Kiplinger's spoke with Joseph Turow (pictured above), a professor of communication at the University of Pennsylvania and author of "The Aisles Have Eyes: How Retailers Track Your Shopping, Strip Your Privacy, and Define Your Power," about some of the various ways your favorite retailers may be tracking you.
Why are retailers tracking us? They want to send messages to customers based on their history with the store, their location in the store and their value to the store. For example, a store may see that you're near the women's shoe department and know that you've purchased shoes there before. It then sends you a text message or an advertisement via the store's app on your phone offering you 20% off if you buy shoes in the next hour.
How do retailers track their customers? Inside the store, many retailers--particularly the largest chains--use devices called beacons, which connect to your phone's Bluetooth signal. Stores can also track you through your phone's Wi-Fi connection. Outside the store, retailers can track you with GPS. If you're near competitors, for example, retailers might send you advertisements or coupons to lure you to them instead. When you use a frequent-shopper card, you allow a company to collect data about what you buy, too.
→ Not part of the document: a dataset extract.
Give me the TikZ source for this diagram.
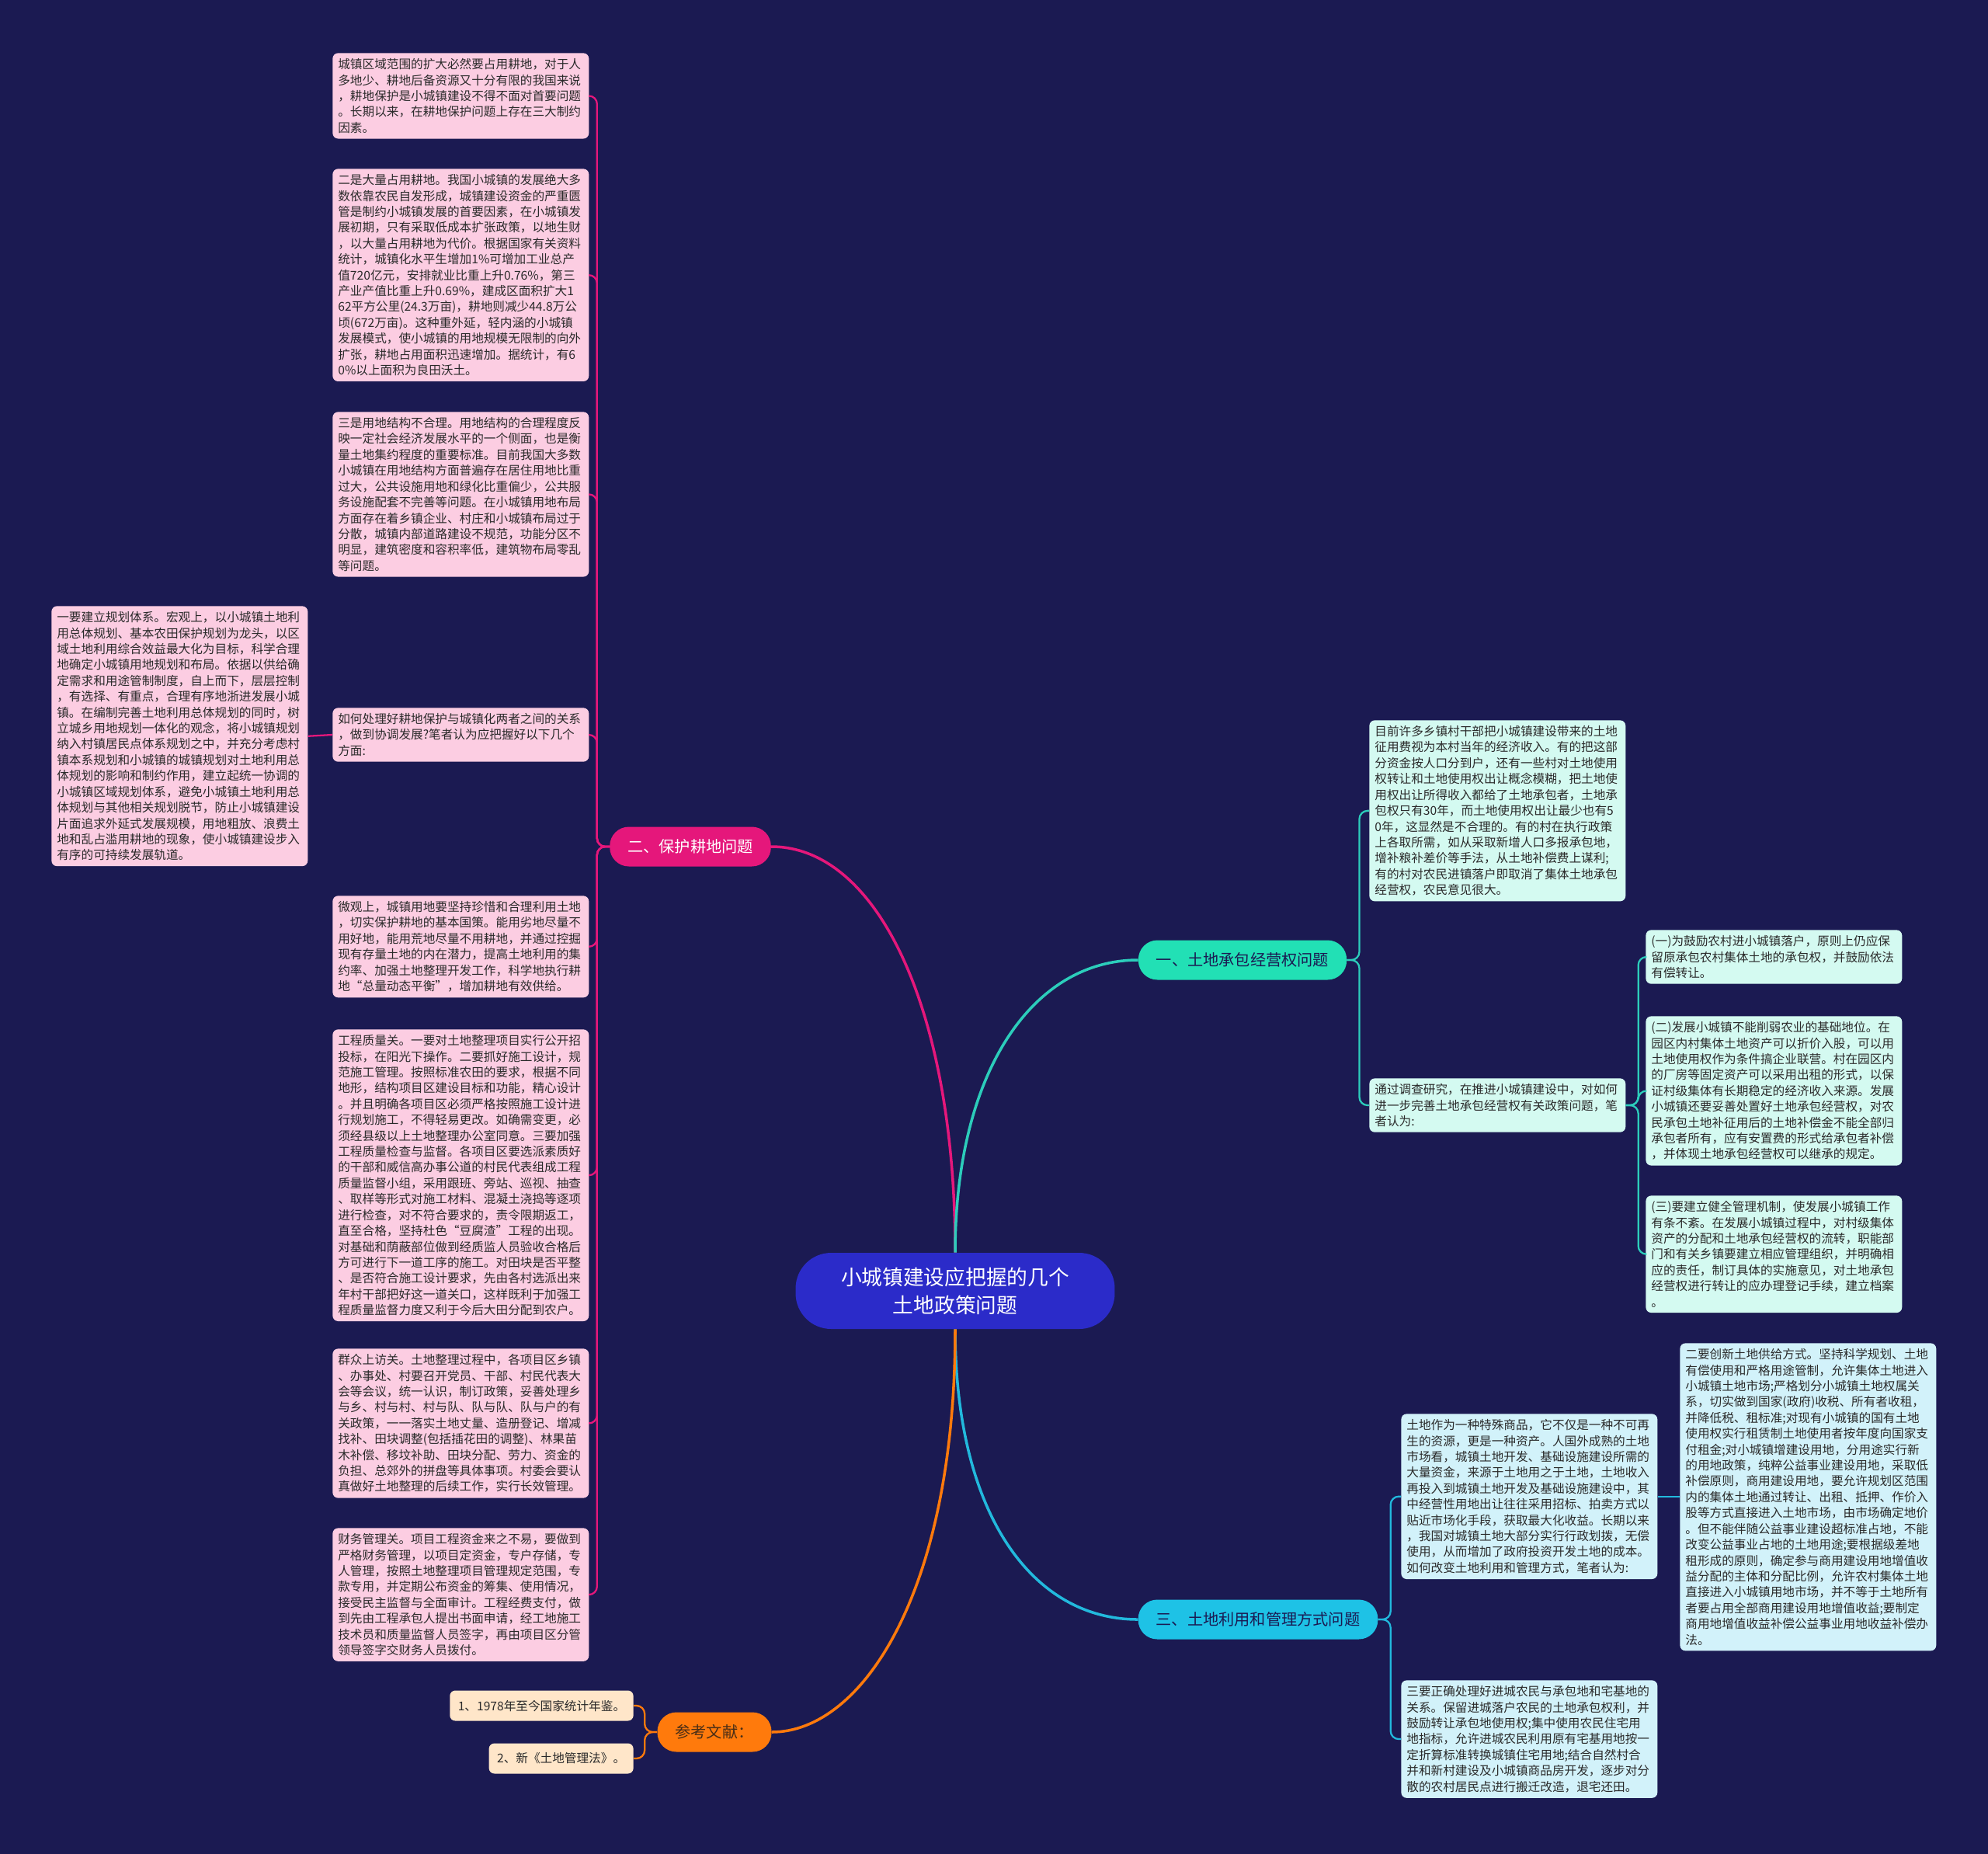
\documentclass[tikz,border=0pt]{standalone}
\usepackage{fontspec}
\setmainfont{Noto Sans CJK SC}
\usepackage{xcolor}
\usepackage{tikz}
\usetikzlibrary{positioning}
\definecolor{cartenuit}{HTML}{1B1A52}
\definecolor{cartebleu}{HTML}{2B2BC9}
\definecolor{carterose}{HTML}{E5177B}
\definecolor{carterosepale}{HTML}{FCCDE2}
\definecolor{carteturquoise}{HTML}{22E0B5}
\definecolor{cartelienvert}{HTML}{2CCDBB}
\definecolor{cartementhe}{HTML}{D4FAF1}
\definecolor{carteazur}{HTML}{1EC2E6}
\definecolor{cartelienazur}{HTML}{22B9DD}
\definecolor{carteciel}{HTML}{D2F2FA}
\definecolor{carteorange}{HTML}{FF7A0C}
\definecolor{cartepeche}{HTML}{FFE6C9}
\definecolor{cartebrun}{HTML}{4A2E16}
\definecolor{cartetexte}{HTML}{2A2A2A}

\begin{document}
\begin{tikzpicture}[
    x=0.02cm,y=-0.02cm,
    feuille/.style = {rectangle,rounded corners=4pt,anchor=north west,align=left,
                      text width=6.32cm,inner xsep=0.14cm,inner ysep=0.14cm,
                      text=cartetexte,font=\fontsize{8.9pt}{11.62pt}\selectfont},
    rose/.style    = {feuille,fill=carterosepale},
    menthe/.style  = {feuille,fill=cartementhe},
    ciel/.style    = {feuille,fill=carteciel},
    peche/.style   = {rectangle,rounded corners=4pt,anchor=east,fill=cartepeche,
                      text=cartetexte,inner xsep=0.21cm,inner ysep=0pt,
                      minimum height=0.78cm,font=\fontsize{8.9pt}{11.62pt}\selectfont},
    branche/.style = {rectangle,rounded corners=14pt,minimum height=1.02cm,
                      inner xsep=0.46cm,inner ysep=0pt,
                      font=\fontsize{11.5pt}{14pt}\selectfont},
    centre/.style  = {rectangle,rounded corners=26pt,fill=cartebleu,text=white,
                      align=center,minimum width=8.22cm,minimum height=1.96cm,
                      font=\fontsize{15.2pt}{20.4pt}\selectfont},
    fl/.style      = {line width=1.3pt,rounded corners=6pt},
    tige/.style    = {line width=2pt},
  ]

  \fill[cartenuit] (0,0) rectangle (2560,2387);

  \node[centre] (ctr) at (1230,1662) {小城镇建设应把握的几个\\土地政策问题};

  \node[branche,fill=carterose,text=white]       (pb) at (889,1090)  {二、保护耕地问题};
  \node[branche,fill=carteturquoise,text=cartenuit] (p1) at (1600,1236) {一、土地承包经营权问题};
  \node[branche,fill=carteazur,text=cartenuit]   (p3) at (1620,2085) {三、土地利用和管理方式问题};
  \node[branche,fill=carteorange,text=cartebrun] (pr) at (920,2230)  {参考文献：};

  \node[rose] (b1) at (428,68) {城镇区域范围的扩大必然要占用耕地，对于人\\
    多地少、耕地后备资源又十分有限的我国来说\\
    ，耕地保护是小城镇建设不得不面对首要问题\\
    。长期以来，在耕地保护问题上存在三大制约\\
    因素。};
  \node[rose] (b2) at (428,217) {二是大量占用耕地。我国小城镇的发展绝大多\\
    数依靠农民自发形成，城镇建设资金的严重匮\\
    管是制约小城镇发展的首要因素，在小城镇发\\
    展初期，只有采取低成本扩张政策，以地生财\\
    ，以大量占用耕地为代价。根据国家有关资料\\
    统计，城镇化水平生增加1\%可增加工业总产\\
    值720亿元，安排就业比重上升0.76\%，第三\\
    产业产值比重上升0.69\%，建成区面积扩大1\\
    62平方公里(24.3万亩)，耕地则减少44.8万公\\
    顷(672万亩)。这种重外延，轻内涵的小城镇\\
    发展模式，使小城镇的用地规模无限制的向外\\
    扩张，耕地占用面积迅速增加。据统计，有6\\
    0\%以上面积为良田沃土。};
  \node[rose] (b3) at (428,530) {三是用地结构不合理。用地结构的合理程度反\\
    映一定社会经济发展水平的一个侧面，也是衡\\
    量土地集约程度的重要标准。目前我国大多数\\
    小城镇在用地结构方面普遍存在居住用地比重\\
    过大，公共设施用地和绿化比重偏少，公共服\\
    务设施配套不完善等问题。在小城镇用地布局\\
    方面存在着乡镇企业、村庄和小城镇布局过于\\
    分散，城镇内部道路建设不规范，功能分区不\\
    明显，建筑密度和容积率低，建筑物布局零乱\\
    等问题。};
  \node[rose] (b4) at (428,911) {如何处理好耕地保护与城镇化两者之间的关系\\
    ，做到协调发展?笔者认为应把握好以下几个\\
    方面:};
  \node[rose] (l1) at (66,780) {一要建立规划体系。宏观上，以小城镇土地利\\
    用总体规划、基本农田保护规划为龙头，以区\\
    域土地利用综合效益最大化为目标，科学合理\\
    地确定小城镇用地规划和布局。依据以供给确\\
    定需求和用途管制制度，自上而下，层层控制\\
    ，有选择、有重点，合理有序地浙进发展小城\\
    镇。在编制完善土地利用总体规划的同时，树\\
    立城乡用地规划一体化的观念，将小城镇规划\\
    纳入村镇居民点体系规划之中，并充分考虑村\\
    镇本系规划和小城镇的城镇规划对土地利用总\\
    体规划的影响和制约作用，建立起统一协调的\\
    小城镇区域规划体系，避免小城镇土地利用总\\
    体规划与其他相关规划脱节，防止小城镇建设\\
    片面追求外延式发展规模，用地粗放、浪费土\\
    地和乱占滥用耕地的现象，使小城镇建设步入\\
    有序的可持续发展轨道。};
  \node[rose] (b5) at (428,1153) {微观上，城镇用地要坚持珍惜和合理利用土地\\
    ，切实保护耕地的基本国策。能用劣地尽量不\\
    用好地，能用荒地尽量不用耕地，并通过控掘\\
    现有存量土地的内在潜力，提高土地利用的集\\
    约率、加强土地整理开发工作，科学地执行耕\\
    地“总量动态平衡”，增加耕地有效供给。};
  \node[rose] (b6) at (428,1325) {工程质量关。一要对土地整理项目实行公开招\\
    投标，在阳光下操作。二要抓好施工设计，规\\
    范施工管理。按照标准农田的要求，根据不同\\
    地形，结构项目区建设目标和功能，精心设计\\
    。并且明确各项目区必须严格按照施工设计进\\
    行规划施工，不得轻易更改。如确需变更，必\\
    须经县级以上土地整理办公室同意。三要加强\\
    工程质量检查与监督。各项目区要选派素质好\\
    的干部和威信高办事公道的村民代表组成工程\\
    质量监督小组，采用跟班、旁站、巡视、抽查\\
    、取样等形式对施工材料、混凝土浇捣等逐项\\
    进行检查，对不符合要求的，责令限期返工，\\
    直至合格，坚持杜色“豆腐渣”工程的出现。\\
    对基础和荫蔽部位做到经质监人员验收合格后\\
    方可进行下一道工序的施工。对田块是否平整\\
    、是否符合施工设计要求，先由各村选派出来\\
    年村干部把好这一道关口，这样既利于加强工\\
    程质量监督力度又利于今后大田分配到农户。};
  \node[rose] (b7) at (428,1736) {群众上访关。土地整理过程中，各项目区乡镇\\
    、办事处、村要召开党员、干部、村民代表大\\
    会等会议，统一认识，制订政策，妥善处理乡\\
    与乡、村与村、村与队、队与队、队与户的有\\
    关政策，一一落实土地丈量、造册登记、增减\\
    找补、田块调整(包括插花田的调整)、林果苗\\
    木补偿、移坟补助、田块分配、劳力、资金的\\
    负担、总郊外的拼盘等具体事项。村委会要认\\
    真做好土地整理的后续工作，实行长效管理。};
  \node[rose] (b8) at (428,1967) {财务管理关。项目工程资金来之不易，要做到\\
    严格财务管理，以项目定资金，专户存储，专\\
    人管理，按照土地整理项目管理规定范围，专\\
    款专用，并定期公布资金的筹集、使用情况，\\
    接受民主监督与全面审计。工程经费支付，做\\
    到先由工程承包人提出书面申请，经工地施工\\
    技术员和质量监督人员签字，再由项目区分管\\
    领导签字交财务人员拨付。};

  \node[peche] (r1) at (816,2196) {1、1978年至今国家统计年鉴。};
  \node[peche] (r2) at (816,2264) {2、新《土地管理法》。};

  \node[menthe] (t1) at (1763,927) {目前许多乡镇村干部把小城镇建设带来的土地\\
    征用费视为本村当年的经济收入。有的把这部\\
    分资金按人口分到户，还有一些村对土地使用\\
    权转让和土地使用权出让概念模糊，把土地使\\
    用权出让所得收入都给了土地承包者，土地承\\
    包权只有30年，而土地使用权出让最少也有5\\
    0年，这显然是不合理的。有的村在执行政策\\
    上各取所需，如从采取新增人口多报承包地，\\
    增补粮补差价等手法，从土地补偿费上谋利;\\
    有的村对农民进镇落户即取消了集体土地承包\\
    经营权，农民意见很大。};
  \node[menthe] (t2) at (1763,1388) {通过调查研究，在推进小城镇建设中，对如何\\
    进一步完善土地承包经营权有关政策问题，笔\\
    者认为:};
  \node[menthe] (t3) at (2119,1197) {(一)为鼓励农村进小城镇落户，原则上仍应保\\
    留原承包农村集体土地的承包权，并鼓励依法\\
    有偿转让。};
  \node[menthe] (t4) at (2119,1308) {(二)发展小城镇不能削弱农业的基础地位。在\\
    园区内村集体土地资产可以折价入股，可以用\\
    土地使用权作为条件搞企业联营。村在园区内\\
    的厂房等固定资产可以采用出租的形式，以保\\
    证村级集体有长期稳定的经济收入来源。发展\\
    小城镇还要妥善处置好土地承包经营权，对农\\
    民承包土地补征用后的土地补偿金不能全部归\\
    承包者所有，应有安置费的形式给承包者补偿\\
    ，并体现土地承包经营权可以继承的规定。};
  \node[menthe] (t5) at (2119,1539) {(三)要建立健全管理机制，使发展小城镇工作\\
    有条不紊。在发展小城镇过程中，对村级集体\\
    资产的分配和土地承包经营权的流转，职能部\\
    门和有关乡镇要建立相应管理组织，并明确相\\
    应的责任，制订具体的实施意见，对土地承包\\
    经营权进行转让的应办理登记手续，建立档案\\
    。};

  \node[ciel] (c1) at (1804,1820) {土地作为一种特殊商品，它不仅是一种不可再\\
    生的资源，更是一种资产。人国外成熟的土地\\
    市场看，城镇土地开发、基础设施建设所需的\\
    大量资金，来源于土地用之于土地，土地收入\\
    再投入到城镇土地开发及基础设施建设中，其\\
    中经营性用地出让往往采用招标、拍卖方式以\\
    贴近市场化手段，获取最大化收益。长期以来\\
    ，我国对城镇土地大部分实行行政划拨，无偿\\
    使用，从而增加了政府投资开发土地的成本。\\
    如何改变土地利用和管理方式，笔者认为:};
  \node[ciel] (c2) at (2163,1729) {二要创新土地供给方式。坚持科学规划、土地\\
    有偿使用和严格用途管制，允许集体土地进入\\
    小城镇土地市场;严格划分小城镇土地权属关\\
    系，切实做到国家(政府)收税、所有者收租，\\
    并降低税、租标准;对现有小城镇的国有土地\\
    使用权实行租赁制土地使用者按年度向国家支\\
    付租金;对小城镇增建设用地，分用途实行新\\
    的用地政策，纯粹公益事业建设用地，采取低\\
    补偿原则，商用建设用地，要允许规划区范围\\
    内的集体土地通过转让、出租、抵押、作价入\\
    股等方式直接进入土地市场，由市场确定地价\\
    。但不能伴随公益事业建设超标准占地，不能\\
    改变公益事业占地的土地用途;要根据级差地\\
    租形成的原则，确定参与商用建设用地增值收\\
    益分配的主体和分配比例，允许农村集体土地\\
    直接进入小城镇用地市场，并不等于土地所有\\
    者要占用全部商用建设用地增值收益;要制定\\
    商用地增值收益补偿公益事业用地收益补偿办\\
    法。};
  \node[ciel] (c3) at (1804,2163) {三要正确处理好进城农民与承包地和宅基地的\\
    关系。保留进城落户农民的土地承包权利，并\\
    鼓励转让承包地使用权;集中使用农民住宅用\\
    地指标，允许进城农民利用原有宅基用地按一\\
    定折算标准转换城镇住宅用地;结合自然村合\\
    并和新村建设及小城镇商品房开发，逐步对分\\
    散的农村居民点进行搬迁改造，退宅还田。};

  \draw[tige,carterose] (ctr.north) .. controls (1230,1300) and (1130,1090) .. (pb.east);
  \draw[tige,cartelienvert] (ctr.north) .. controls (1230,1380) and (1330,1236) .. (p1.west);
  \draw[tige,cartelienazur] (ctr.south) .. controls (1230,1950) and (1330,2085) .. (p3.west);
  \draw[tige,carteorange] (ctr.south) .. controls (1230,2050) and (1110,2230) .. (pr.east);

  \foreach \c in {b1,b2,b3,b4,b5,b6,b7,b8}
    \draw[fl,carterose] (pb.west) -- ++(-16,0) |- (\c.east);
  \draw[fl,carterose] (b4.west) -- (l1.east);

  \foreach \c in {t1,t2}
    \draw[fl,cartelienvert] (p1.east) -- ++(16,0) |- (\c.west);
  \foreach \c in {t3,t4,t5}
    \draw[fl,cartelienvert] (t2.east) -- ++(16,0) |- (\c.west);

  \foreach \c in {c1,c3}
    \draw[fl,cartelienazur] (p3.east) -- ++(16,0) |- (\c.west);
  \draw[fl,cartelienazur] (c1.east) -- (c1.east -| c2.west);

  \foreach \c in {r1,r2}
    \draw[fl,carteorange] (pr.west) -- ++(-16,0) |- (\c.east);

\end{tikzpicture}
\end{document}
Can customers use any tricks to get discounts? If you save a coupon on your phone to use in a store, keep it there for a while. Or when you're shopping online, put something in the cart and leave it there without buying. If the store thinks you're not going to act, it may offer you a larger discount.
What else do stores do with the information they collect? If you look at companies that sell marketing data, such as Acxiom and Experian, a lot of what they have comes from retailers. A store might, say, sell information about which over-the-counter drugs you buy to a company that wants to sell you insurance.
What's the harm? There are winners and losers. In a way, we're back to the era of peddlers, who used what they knew about customers to charge them different prices or show them different items. Some companies might want your business because of your salary or how much you spend. But if you're not valuable to a store--say, because you only buy bargains--it will ignore you.
How can customers protect their privacy? If you don't want to be tracked in a store, shut off Wi-Fi and Bluetooth connections. Avoid using the store's app, participating in its loyalty program or paying with a credit card.